Era domingo, tenía 14 años y estaba obsesionada con ‘Blade Runner’. La pasaban en un cine chiquitito y no muy bueno, y ninguna de mis amigas –bastante más clásicas que yo en materia de gustos– tenía el menor interés en verla. Todavía era lo bastante chica como para lagrimear de decepción, y mi padre, que tenía dos empleos en esa época y solo descansaba la tarde de los domingos, se enterneció y decidió acompañarme. Fue una tarde increíble; todavía me recuerdo, sentada en esa sala con olor a humedad, mirando una de las mejores películas de ciencia ficción de todos los tiempos, y escuchando los ronquidos suaves de papá durmiendo su siesta dominical desde la butaca contigua.
Años después, cuando se estrenó the director’s cut del clásico, yo estaba por casarme, y a pesar de las emociones lógicas de una novia, seguía obsesionada con Blade Runner. El tema es que me casé un viernes, y el sábado a la noche estaba sentada en el cine con mi flamante esposo, viendo la nueva versión de la película. Mi ex –que evidentemente estaba muy enamorado– no se durmió como papá, pero estuvo muy cerca.

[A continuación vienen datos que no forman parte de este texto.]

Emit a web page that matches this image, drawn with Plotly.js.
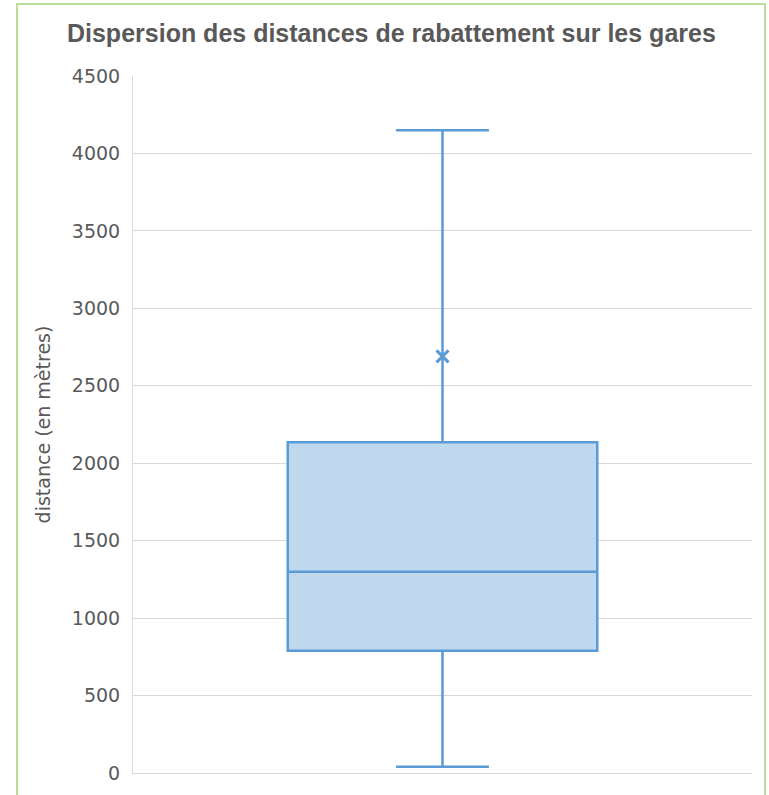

Ustedes dirán, ¿a qué viene todo esto? Es que leyendo esta excelente entrada en el blog del Solitario de Providence me vino a la cabeza como dos de los hombres más importantes de mi vida me acompañaron en mi frikismo y se durmieron a mi lado... o casi.
Me pregunto qué pasará con el próximo, ¿podré contar con que Ridley Scott siga sacando versiones de Blade Runner para probar su cariño o me tendré que resignar a perder ese barómetro?